Line by line, repeat the data below exactly, beginning at the first line and ending at the line with "143.4, 233.3]". Omit pictures.
┌─ Material for this exercise
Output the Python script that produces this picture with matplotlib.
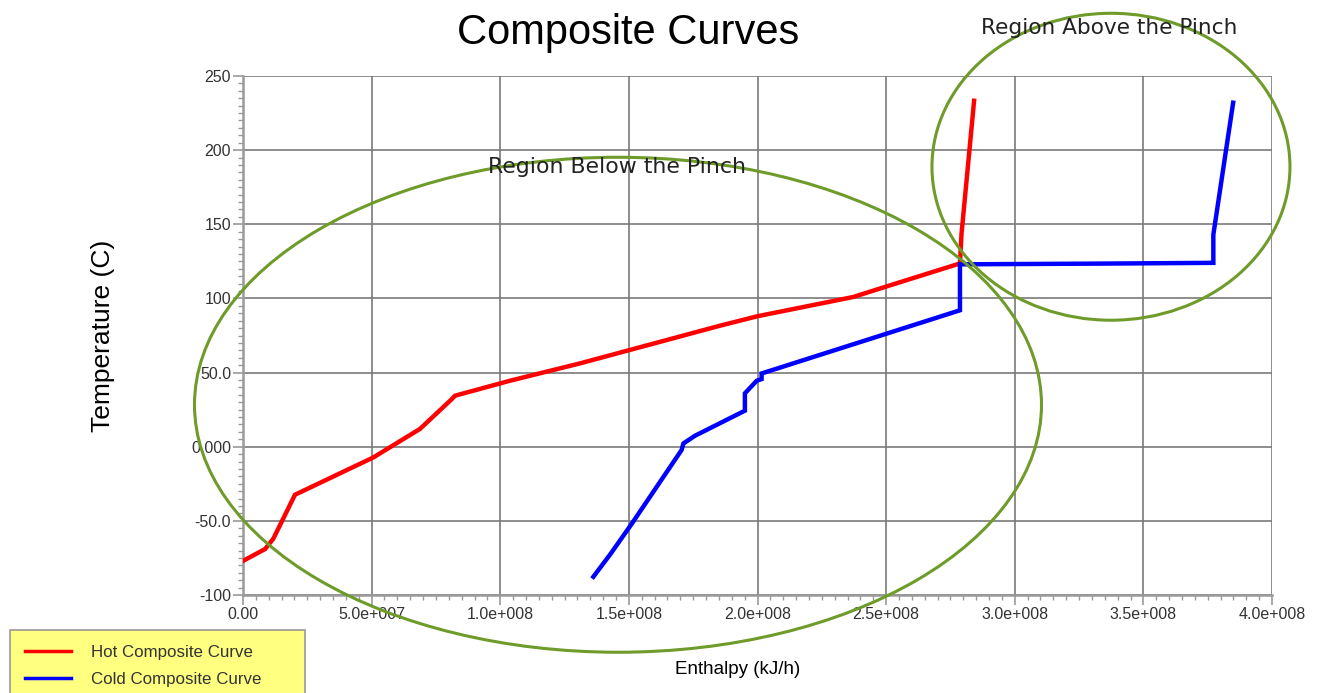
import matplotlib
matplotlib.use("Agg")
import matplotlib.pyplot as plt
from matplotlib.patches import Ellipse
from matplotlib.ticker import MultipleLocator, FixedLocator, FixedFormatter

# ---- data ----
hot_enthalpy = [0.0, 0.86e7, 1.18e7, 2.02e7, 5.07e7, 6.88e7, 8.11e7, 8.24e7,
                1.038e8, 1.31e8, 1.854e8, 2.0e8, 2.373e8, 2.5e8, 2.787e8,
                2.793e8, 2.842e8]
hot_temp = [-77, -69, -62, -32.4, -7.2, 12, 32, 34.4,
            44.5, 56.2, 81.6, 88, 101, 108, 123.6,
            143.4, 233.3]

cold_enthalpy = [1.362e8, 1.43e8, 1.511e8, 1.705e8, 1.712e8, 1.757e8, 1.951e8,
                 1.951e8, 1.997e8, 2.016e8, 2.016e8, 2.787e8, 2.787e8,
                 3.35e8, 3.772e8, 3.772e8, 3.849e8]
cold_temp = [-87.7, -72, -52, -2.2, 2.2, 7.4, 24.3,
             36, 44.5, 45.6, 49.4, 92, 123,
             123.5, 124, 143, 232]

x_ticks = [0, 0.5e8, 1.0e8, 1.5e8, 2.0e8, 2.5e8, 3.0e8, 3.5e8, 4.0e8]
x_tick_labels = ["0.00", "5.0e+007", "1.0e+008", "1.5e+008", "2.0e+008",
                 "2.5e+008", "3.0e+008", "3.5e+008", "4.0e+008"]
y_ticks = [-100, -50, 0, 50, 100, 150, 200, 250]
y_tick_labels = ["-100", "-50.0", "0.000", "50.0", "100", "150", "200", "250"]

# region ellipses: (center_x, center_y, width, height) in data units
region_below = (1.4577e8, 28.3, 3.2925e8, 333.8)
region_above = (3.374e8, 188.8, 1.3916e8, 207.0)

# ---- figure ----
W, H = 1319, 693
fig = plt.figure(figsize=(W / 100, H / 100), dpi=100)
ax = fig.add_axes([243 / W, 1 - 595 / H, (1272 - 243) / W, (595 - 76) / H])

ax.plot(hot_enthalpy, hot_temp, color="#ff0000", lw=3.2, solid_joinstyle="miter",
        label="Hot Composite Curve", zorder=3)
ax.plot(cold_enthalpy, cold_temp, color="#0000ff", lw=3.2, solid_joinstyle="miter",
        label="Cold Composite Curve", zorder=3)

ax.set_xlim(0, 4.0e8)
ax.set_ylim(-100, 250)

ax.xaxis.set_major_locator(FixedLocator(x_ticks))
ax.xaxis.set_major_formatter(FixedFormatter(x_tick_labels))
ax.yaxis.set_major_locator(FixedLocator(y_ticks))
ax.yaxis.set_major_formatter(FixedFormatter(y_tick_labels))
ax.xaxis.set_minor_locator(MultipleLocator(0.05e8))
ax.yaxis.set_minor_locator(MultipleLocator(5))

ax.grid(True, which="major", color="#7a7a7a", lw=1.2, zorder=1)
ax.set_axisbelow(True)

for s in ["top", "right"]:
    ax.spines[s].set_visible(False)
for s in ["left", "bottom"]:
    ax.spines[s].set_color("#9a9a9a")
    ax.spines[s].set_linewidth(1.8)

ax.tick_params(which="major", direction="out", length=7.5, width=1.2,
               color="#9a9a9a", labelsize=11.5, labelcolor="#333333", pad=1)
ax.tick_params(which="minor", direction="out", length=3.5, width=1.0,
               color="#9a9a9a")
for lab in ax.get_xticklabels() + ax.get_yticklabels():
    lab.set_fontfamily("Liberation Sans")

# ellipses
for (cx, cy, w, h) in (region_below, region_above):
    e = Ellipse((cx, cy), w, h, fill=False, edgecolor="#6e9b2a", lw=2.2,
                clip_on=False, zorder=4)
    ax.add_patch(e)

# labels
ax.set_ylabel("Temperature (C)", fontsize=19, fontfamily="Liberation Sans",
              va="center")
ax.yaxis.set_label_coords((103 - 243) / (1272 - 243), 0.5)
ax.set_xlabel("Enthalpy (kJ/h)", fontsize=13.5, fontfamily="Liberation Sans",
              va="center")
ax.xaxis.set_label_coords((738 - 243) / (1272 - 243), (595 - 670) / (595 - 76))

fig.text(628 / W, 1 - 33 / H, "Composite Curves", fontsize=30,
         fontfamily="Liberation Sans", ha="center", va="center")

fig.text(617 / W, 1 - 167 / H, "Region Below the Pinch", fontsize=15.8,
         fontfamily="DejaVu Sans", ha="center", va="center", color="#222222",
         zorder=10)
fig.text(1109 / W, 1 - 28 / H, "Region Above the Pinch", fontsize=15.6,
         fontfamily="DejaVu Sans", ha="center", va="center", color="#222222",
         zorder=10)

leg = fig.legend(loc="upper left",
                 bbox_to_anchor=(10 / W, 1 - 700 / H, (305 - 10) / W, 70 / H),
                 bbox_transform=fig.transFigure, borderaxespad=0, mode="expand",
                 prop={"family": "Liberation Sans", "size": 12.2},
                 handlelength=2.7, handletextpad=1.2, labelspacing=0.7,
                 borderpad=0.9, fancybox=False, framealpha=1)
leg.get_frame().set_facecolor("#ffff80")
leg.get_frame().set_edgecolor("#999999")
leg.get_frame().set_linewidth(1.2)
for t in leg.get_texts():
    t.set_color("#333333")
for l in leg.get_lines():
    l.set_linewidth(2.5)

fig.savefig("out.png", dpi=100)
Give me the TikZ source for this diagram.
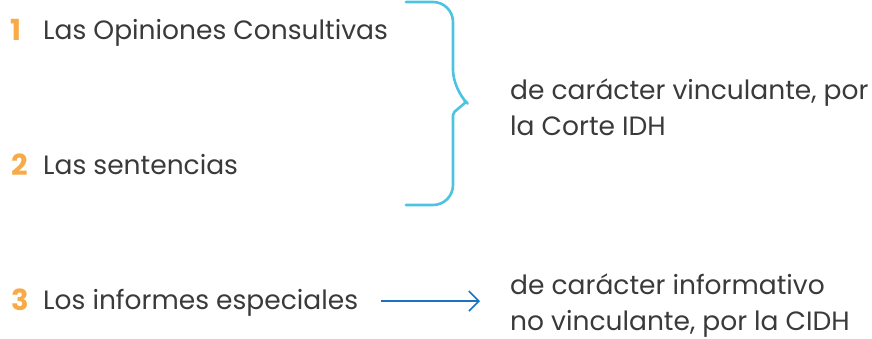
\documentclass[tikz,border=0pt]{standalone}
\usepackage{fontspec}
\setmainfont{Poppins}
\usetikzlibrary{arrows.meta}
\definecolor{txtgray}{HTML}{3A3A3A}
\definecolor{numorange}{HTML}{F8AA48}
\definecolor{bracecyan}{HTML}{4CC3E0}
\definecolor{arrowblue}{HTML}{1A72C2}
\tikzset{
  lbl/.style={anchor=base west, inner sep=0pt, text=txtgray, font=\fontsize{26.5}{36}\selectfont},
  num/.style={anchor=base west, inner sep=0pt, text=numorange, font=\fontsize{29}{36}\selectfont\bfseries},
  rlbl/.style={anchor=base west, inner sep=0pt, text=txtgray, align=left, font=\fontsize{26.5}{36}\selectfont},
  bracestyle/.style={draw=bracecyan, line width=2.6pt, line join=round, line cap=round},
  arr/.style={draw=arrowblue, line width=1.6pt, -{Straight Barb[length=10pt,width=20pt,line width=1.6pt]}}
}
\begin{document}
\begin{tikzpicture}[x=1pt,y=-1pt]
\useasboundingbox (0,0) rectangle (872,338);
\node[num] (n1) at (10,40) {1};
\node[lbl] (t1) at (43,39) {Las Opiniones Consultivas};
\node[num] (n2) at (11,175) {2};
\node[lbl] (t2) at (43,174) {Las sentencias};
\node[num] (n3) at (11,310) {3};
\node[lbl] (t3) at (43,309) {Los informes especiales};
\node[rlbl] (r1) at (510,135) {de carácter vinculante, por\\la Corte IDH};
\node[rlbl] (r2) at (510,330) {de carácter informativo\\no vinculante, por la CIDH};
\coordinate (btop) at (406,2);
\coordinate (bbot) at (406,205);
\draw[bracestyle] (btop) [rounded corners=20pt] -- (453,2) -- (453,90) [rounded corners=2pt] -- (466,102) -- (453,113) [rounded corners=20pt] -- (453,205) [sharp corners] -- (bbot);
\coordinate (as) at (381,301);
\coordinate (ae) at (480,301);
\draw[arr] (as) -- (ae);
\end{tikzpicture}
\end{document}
└─
Solution for this exercise:
Output the Python script that produces this picture with matplotlib.
import matplotlib
matplotlib.use("Agg")
import matplotlib.pyplot as plt
from matplotlib.patches import Ellipse
from matplotlib.ticker import MultipleLocator, FixedLocator, FixedFormatter

# ---- data ----
hot_enthalpy = [0.0, 0.86e7, 1.18e7, 2.02e7, 5.07e7, 6.88e7, 8.11e7, 8.24e7,
                1.038e8, 1.31e8, 1.854e8, 2.0e8, 2.373e8, 2.5e8, 2.787e8,
                2.793e8, 2.842e8]
hot_temp = [-77, -69, -62, -32.4, -7.2, 12, 32, 34.4,
            44.5, 56.2, 81.6, 88, 101, 108, 123.6,
            143.4, 233.3]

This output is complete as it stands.